In Australia, the financial crisis had a relatively modest impact, not least because Australia did not have government policies that sought to extend housing finance to those who could afford to repay a standard mortgage. The quality of the Australian banks' mortgage books is consequently very high and household borrowing is mostly undertaken by high income households who can readily afford to service their debts.
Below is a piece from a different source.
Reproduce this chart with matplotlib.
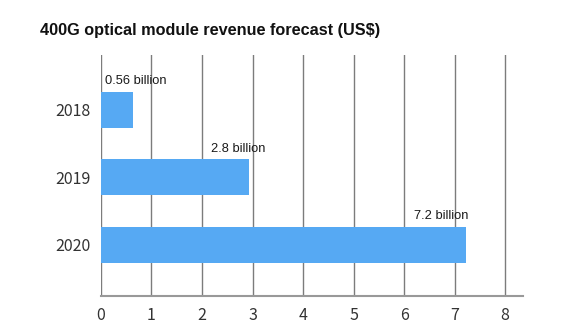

The Australian government has guaranteed retail deposits and the wholesale borrowing of major banks. During the crisis, Australia had little choice but to follow the rest of the world in this regard, as internationally mobile capital fled to the most secure and highly regulated jurisdictions. We will never know how important these guarantees were in providing for the stability of the Australian financial system, but they will have unfortunate long-term consequences. The government has established that it will not allow a major financial institution to fail, removing a significant market-based discipline on the behaviour of these institutions. In the absence of such market discipline, the Australian government, like governments around the world, will have to substitute increasingly heavy-handed and proscriptive regulation, but this is likely to stifle innovation and competition in financial services. It will make life particularly difficult for potential new entrants into the financial services industry. As RBA Governor Glenn Stevens has noted, the main effect of these regulatory actions will be to increase the cost of financial services to wholesale and retail borrowers, but with very uncertain benefits for the stability of the financial system.
The 'twin peaks' system of regulation put in place after the 1997 Wallis Inquiry served Australia well through the crisis. This system assigns the prudential regulation of financial institutions to the Australian Prudential Regulation Authority (APRA), while financial markets are supervised under a disclosure regime administered by the Australian Securities and Investments Commission (ASIC).
That said, the Wallis inquiry recommended that the regulation of financial markets and institutions should be reviewed after 10 years. We are past the 'best by' date on the Wallis reforms and another inquiry that draws on the lessons of the financial crisis is warranted. However, such an inquiry needs to be based on a factually correct narrative of the causes and consequences of the crisis and not the false narrative that has been designed to let US politicians off the hook for their role in causing one of the worst financial crises in human history.